Only the lines from the start of the data through the line containing "const notesA = [['+0.5Å" should be written out, exactly as they are, with both ends included and the pictures left out.

Information shown.

# # #

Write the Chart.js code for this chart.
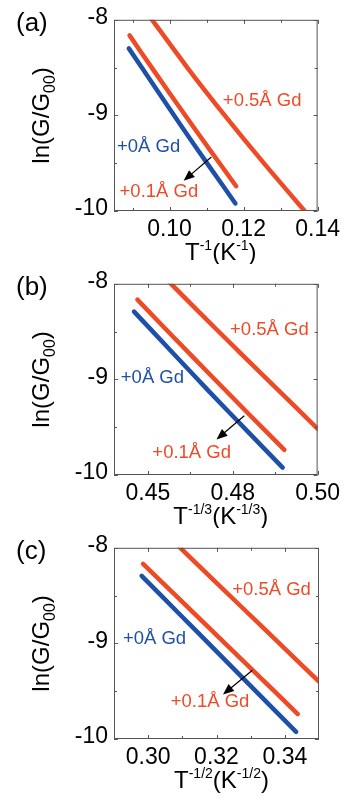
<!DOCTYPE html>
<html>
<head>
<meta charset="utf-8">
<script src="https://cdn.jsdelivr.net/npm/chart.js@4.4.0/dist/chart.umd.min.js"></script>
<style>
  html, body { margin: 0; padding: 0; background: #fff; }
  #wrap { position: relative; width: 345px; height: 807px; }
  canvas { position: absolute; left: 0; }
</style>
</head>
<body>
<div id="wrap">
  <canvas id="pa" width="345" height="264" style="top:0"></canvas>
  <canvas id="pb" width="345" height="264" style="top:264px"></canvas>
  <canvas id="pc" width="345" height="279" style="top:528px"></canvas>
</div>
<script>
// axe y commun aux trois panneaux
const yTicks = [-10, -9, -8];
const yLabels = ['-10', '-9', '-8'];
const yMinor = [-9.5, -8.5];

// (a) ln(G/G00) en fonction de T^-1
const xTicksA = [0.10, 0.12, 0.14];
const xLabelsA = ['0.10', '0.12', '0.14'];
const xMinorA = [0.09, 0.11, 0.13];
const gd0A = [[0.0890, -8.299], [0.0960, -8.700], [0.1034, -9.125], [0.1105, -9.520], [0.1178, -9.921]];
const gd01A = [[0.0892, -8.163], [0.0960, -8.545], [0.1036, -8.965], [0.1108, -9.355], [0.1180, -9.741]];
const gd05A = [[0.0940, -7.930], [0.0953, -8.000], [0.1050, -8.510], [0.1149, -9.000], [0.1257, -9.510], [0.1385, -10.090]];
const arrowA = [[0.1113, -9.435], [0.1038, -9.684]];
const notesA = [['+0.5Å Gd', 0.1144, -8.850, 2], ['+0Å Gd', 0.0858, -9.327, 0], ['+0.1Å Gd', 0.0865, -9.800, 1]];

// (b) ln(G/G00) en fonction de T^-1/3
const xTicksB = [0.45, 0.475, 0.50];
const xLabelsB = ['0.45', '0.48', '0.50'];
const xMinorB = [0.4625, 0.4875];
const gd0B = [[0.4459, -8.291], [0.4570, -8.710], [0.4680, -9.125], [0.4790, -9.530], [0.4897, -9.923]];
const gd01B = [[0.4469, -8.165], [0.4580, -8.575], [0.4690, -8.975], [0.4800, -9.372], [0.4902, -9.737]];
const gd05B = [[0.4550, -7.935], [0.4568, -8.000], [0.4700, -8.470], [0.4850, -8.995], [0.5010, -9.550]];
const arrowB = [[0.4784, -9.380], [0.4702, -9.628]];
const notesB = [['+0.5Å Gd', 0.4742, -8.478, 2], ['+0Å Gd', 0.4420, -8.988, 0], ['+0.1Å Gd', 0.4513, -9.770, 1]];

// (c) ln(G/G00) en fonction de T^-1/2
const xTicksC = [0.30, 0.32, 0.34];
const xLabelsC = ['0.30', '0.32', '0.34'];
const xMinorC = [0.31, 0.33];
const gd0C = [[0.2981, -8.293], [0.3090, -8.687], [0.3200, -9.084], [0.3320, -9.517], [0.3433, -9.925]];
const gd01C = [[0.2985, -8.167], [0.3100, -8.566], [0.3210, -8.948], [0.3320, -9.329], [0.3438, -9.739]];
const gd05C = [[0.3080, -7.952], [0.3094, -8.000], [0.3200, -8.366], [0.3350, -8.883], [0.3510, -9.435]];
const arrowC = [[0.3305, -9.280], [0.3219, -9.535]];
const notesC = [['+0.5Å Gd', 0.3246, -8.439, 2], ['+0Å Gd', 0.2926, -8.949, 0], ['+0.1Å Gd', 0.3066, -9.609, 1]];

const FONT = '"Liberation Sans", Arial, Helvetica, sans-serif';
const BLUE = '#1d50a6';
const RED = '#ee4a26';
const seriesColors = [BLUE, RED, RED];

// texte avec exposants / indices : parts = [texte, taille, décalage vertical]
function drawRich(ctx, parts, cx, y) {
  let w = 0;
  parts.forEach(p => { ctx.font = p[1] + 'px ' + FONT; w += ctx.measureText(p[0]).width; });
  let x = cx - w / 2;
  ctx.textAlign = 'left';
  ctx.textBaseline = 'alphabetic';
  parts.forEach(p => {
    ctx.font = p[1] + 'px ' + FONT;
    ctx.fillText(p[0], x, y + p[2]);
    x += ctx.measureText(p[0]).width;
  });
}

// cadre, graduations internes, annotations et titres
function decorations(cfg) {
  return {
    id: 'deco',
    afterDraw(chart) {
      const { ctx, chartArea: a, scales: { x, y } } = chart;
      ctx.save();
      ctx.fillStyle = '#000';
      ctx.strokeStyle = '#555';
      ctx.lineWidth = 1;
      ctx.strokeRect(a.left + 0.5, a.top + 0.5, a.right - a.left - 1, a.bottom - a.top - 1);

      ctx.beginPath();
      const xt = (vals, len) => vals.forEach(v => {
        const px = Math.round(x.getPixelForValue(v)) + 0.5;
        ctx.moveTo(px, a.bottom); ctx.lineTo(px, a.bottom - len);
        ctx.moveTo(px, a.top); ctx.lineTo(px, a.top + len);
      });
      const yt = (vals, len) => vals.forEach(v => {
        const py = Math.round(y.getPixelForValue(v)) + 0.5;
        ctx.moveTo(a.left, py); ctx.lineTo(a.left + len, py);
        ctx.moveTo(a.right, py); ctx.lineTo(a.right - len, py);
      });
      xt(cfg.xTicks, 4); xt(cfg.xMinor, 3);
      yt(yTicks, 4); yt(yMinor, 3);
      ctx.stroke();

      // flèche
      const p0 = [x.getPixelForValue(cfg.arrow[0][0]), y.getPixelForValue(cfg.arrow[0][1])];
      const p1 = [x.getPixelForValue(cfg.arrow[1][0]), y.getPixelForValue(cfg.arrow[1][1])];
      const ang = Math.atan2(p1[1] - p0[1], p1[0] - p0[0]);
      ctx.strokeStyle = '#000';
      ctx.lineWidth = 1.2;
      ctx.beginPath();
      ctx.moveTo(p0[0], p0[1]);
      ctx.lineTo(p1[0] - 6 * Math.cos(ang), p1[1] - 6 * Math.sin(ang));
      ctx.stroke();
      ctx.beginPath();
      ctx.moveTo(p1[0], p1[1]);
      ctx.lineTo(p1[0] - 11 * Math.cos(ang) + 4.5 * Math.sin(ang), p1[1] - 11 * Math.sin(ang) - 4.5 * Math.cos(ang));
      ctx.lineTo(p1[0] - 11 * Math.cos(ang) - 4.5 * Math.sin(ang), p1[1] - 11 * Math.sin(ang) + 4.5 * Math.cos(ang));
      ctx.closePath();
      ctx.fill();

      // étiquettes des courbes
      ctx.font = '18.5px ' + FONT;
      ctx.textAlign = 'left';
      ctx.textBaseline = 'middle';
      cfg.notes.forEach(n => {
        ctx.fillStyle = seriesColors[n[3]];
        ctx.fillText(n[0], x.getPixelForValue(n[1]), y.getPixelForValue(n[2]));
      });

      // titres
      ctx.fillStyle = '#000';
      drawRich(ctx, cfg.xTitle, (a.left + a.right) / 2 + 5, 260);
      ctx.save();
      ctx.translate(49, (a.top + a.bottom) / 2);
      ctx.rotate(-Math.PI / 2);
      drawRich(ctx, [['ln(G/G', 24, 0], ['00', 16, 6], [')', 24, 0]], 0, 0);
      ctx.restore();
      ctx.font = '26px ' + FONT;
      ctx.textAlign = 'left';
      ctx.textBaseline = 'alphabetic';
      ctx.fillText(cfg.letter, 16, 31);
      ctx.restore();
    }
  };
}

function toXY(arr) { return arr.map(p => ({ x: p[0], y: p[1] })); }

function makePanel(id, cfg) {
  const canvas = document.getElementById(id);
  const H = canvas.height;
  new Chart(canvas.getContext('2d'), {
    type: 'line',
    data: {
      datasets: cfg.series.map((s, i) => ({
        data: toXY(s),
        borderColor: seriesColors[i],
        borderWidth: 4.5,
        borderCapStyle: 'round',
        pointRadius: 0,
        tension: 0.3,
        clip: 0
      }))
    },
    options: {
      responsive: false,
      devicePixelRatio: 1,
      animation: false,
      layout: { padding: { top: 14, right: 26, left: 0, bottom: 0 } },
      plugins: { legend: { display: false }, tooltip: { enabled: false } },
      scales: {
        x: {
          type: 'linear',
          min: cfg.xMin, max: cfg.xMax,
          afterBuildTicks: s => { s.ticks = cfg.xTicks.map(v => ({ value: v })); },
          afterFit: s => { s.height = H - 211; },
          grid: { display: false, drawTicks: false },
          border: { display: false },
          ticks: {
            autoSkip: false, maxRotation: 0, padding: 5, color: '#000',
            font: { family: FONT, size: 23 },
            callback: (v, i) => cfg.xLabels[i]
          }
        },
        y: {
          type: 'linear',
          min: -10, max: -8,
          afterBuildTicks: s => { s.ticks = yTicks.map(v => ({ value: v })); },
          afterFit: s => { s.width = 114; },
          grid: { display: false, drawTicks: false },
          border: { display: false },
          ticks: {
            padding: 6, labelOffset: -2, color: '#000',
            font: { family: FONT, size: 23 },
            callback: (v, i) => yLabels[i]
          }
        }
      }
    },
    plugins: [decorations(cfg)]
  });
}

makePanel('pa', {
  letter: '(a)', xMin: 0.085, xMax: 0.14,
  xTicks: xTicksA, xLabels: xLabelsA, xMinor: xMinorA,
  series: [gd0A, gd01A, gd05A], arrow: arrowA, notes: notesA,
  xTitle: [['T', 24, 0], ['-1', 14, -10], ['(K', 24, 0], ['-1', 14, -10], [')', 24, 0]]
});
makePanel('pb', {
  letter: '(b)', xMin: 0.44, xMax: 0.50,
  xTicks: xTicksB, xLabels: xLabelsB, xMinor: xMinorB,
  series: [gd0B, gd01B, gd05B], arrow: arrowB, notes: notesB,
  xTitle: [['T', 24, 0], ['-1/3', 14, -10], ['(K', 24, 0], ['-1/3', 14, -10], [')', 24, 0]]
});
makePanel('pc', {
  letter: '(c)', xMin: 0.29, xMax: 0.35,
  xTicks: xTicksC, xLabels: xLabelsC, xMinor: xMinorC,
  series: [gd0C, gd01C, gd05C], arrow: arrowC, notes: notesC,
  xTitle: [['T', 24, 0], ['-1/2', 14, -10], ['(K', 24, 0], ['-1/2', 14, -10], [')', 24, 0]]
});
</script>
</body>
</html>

# # #

Output for this exercise.
Write the Chart.js code for this chart.
<!DOCTYPE html>
<html>
<head>
<meta charset="utf-8">
<script src="https://cdn.jsdelivr.net/npm/chart.js@4.4.0/dist/chart.umd.min.js"></script>
<style>
  html, body { margin: 0; padding: 0; background: #fff; }
  #wrap { position: relative; width: 345px; height: 807px; }
  canvas { position: absolute; left: 0; }
</style>
</head>
<body>
<div id="wrap">
  <canvas id="pa" width="345" height="264" style="top:0"></canvas>
  <canvas id="pb" width="345" height="264" style="top:264px"></canvas>
  <canvas id="pc" width="345" height="279" style="top:528px"></canvas>
</div>
<script>
// axe y commun aux trois panneaux
const yTicks = [-10, -9, -8];
const yLabels = ['-10', '-9', '-8'];
const yMinor = [-9.5, -8.5];

// (a) ln(G/G00) en fonction de T^-1
const xTicksA = [0.10, 0.12, 0.14];
const xLabelsA = ['0.10', '0.12', '0.14'];
const xMinorA = [0.09, 0.11, 0.13];
const gd0A = [[0.0890, -8.299], [0.0960, -8.700], [0.1034, -9.125], [0.1105, -9.520], [0.1178, -9.921]];
const gd01A = [[0.0892, -8.163], [0.0960, -8.545], [0.1036, -8.965], [0.1108, -9.355], [0.1180, -9.741]];
const gd05A = [[0.0940, -7.930], [0.0953, -8.000], [0.1050, -8.510], [0.1149, -9.000], [0.1257, -9.510], [0.1385, -10.090]];
const arrowA = [[0.1113, -9.435], [0.1038, -9.684]];
const notesA = [['+0.5Å Gd', 0.1144, -8.850, 2], ['+0Å Gd', 0.0858, -9.327, 0], ['+0.1Å Gd', 0.0865, -9.800, 1]];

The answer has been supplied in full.